Library / Symbolic Computation

Symbolic Differentiation Explained

Symbolic differentiation computes derivatives by transforming expression structure directly. Instead of estimating slopes numerically at sample points, it applies exact derivative rules to the internal form of the formula and produces another symbolic expression.

Main Idea

Differentiate The Structure, Not Just The Values

If the input is x^3 + sin(x), a symbolic system can return 3x^2 + cos(x) exactly. That result is still an expression, which means it can be simplified further, substituted into another derivation, analyzed structurally, or turned into code.

This matters because the derivative is not only a number-producing function. It is also a useful symbolic object. In optimization, sensitivity analysis, machine learning, and scientific computing, the exact form of the derivative can matter as much as its sampled values.

Key Rules

How The Engine Proceeds

  • Sums differentiate term by term.
  • Products expand through the product rule.
  • Compositions trigger the chain rule.
  • Powers, exponentials, and trigonometric functions each introduce their own rule schemas.
d/dx [u(x) * v(x)] = u'(x) * v(x) + u(x) * v'(x)
Plotly View

Function And Derivative Together

Seeing a function alongside its derivative helps make the symbolic result concrete. The derivative is not a decorative side calculation. It tracks local change and reveals where the original curve rises, falls, flattens, or turns sharply. This plot uses the same example as the text above: f(x) = x^3 + sin(x) and f'(x) = 3x^2 + cos(x).

Interpretation

Why Exact Derivatives Help

Once the derivative is symbolic, the system can simplify it, factor it, check for zeros, compare it against expected identities, or feed it into higher-order operations such as Jacobian and Hessian construction. Numerical differentiation is often useful, but it usually does not provide that kind of structural leverage.

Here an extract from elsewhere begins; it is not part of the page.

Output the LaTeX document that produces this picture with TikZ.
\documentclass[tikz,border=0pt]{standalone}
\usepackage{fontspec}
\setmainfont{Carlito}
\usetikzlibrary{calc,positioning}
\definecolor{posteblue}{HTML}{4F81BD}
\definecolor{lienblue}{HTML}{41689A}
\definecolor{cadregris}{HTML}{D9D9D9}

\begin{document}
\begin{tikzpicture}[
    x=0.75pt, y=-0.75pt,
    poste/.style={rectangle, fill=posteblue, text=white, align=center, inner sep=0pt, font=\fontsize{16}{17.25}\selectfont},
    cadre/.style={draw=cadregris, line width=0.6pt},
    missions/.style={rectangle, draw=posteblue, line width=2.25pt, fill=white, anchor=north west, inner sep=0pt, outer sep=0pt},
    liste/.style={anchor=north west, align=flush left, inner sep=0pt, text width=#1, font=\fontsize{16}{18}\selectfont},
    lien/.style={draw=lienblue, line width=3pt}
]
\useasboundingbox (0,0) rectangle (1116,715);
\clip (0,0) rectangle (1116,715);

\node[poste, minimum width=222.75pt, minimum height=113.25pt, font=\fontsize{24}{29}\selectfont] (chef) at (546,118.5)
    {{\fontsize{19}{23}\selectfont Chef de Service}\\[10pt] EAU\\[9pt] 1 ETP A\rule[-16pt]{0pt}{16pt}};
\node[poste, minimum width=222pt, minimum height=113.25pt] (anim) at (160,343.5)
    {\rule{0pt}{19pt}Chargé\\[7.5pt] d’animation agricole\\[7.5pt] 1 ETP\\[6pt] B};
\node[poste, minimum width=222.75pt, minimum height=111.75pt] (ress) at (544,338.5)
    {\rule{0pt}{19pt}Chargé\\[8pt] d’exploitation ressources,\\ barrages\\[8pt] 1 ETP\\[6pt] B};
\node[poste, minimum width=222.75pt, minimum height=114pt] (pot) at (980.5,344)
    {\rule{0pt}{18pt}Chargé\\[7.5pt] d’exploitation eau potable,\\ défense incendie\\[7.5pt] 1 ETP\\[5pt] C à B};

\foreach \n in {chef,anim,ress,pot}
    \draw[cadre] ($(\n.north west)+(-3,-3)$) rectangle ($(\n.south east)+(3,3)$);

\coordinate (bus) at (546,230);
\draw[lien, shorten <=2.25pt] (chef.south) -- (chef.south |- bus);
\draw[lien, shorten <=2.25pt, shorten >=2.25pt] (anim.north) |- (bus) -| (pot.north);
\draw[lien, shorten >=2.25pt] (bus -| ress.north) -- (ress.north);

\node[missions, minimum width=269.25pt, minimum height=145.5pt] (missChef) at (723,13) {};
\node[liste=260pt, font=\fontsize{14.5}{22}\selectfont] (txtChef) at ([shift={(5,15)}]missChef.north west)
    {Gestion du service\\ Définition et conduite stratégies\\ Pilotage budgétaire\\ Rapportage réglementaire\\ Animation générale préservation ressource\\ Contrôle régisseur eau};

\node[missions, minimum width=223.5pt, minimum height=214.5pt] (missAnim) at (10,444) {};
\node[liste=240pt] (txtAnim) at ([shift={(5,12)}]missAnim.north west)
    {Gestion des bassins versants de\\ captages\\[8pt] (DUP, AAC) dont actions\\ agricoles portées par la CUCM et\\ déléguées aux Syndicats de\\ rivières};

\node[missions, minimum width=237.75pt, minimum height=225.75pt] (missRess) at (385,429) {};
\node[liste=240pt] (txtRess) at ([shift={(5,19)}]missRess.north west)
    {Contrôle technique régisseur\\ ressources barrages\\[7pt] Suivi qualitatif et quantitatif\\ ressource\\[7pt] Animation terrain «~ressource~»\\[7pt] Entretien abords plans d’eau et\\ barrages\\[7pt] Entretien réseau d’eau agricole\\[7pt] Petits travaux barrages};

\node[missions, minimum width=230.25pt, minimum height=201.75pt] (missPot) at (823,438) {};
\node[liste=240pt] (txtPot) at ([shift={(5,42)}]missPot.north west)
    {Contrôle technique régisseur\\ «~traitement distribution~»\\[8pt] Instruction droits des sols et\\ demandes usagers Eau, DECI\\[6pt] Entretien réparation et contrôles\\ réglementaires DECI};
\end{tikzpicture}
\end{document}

This is one of the clearest examples of why symbolic computation is not reducible to numerical approximation. The exact derivative becomes part of the problem-solving vocabulary rather than merely a transient estimate.

Engineering Detail

Raw Derivatives Often Need Simplification

A naive derivative engine can generate correct but messy output. That is why derivative rules are usually paired with simplification and canonicalization passes. Exactness is the first step, not the last one.

Broader Use

Derivatives Feed Larger Systems

Symbolic differentiation becomes especially valuable when used inside bigger workflows: nonlinear solvers, optimization pipelines, tensor programs, code generators, and AI tools that need exact calculus operators rather than prose approximations.

Practical Point

Why This Topic Still Matters

Symbolic differentiation is sometimes presented as a solved textbook feature, but in practice it is a useful test of whether a symbolic engine has coherent representation, rule application, substitution, and simplification. If those foundations are weak, derivative output becomes hard to trust.

That is why derivative support still says a great deal about the maturity of a symbolic system. It forces several core pieces of the engine to work together correctly.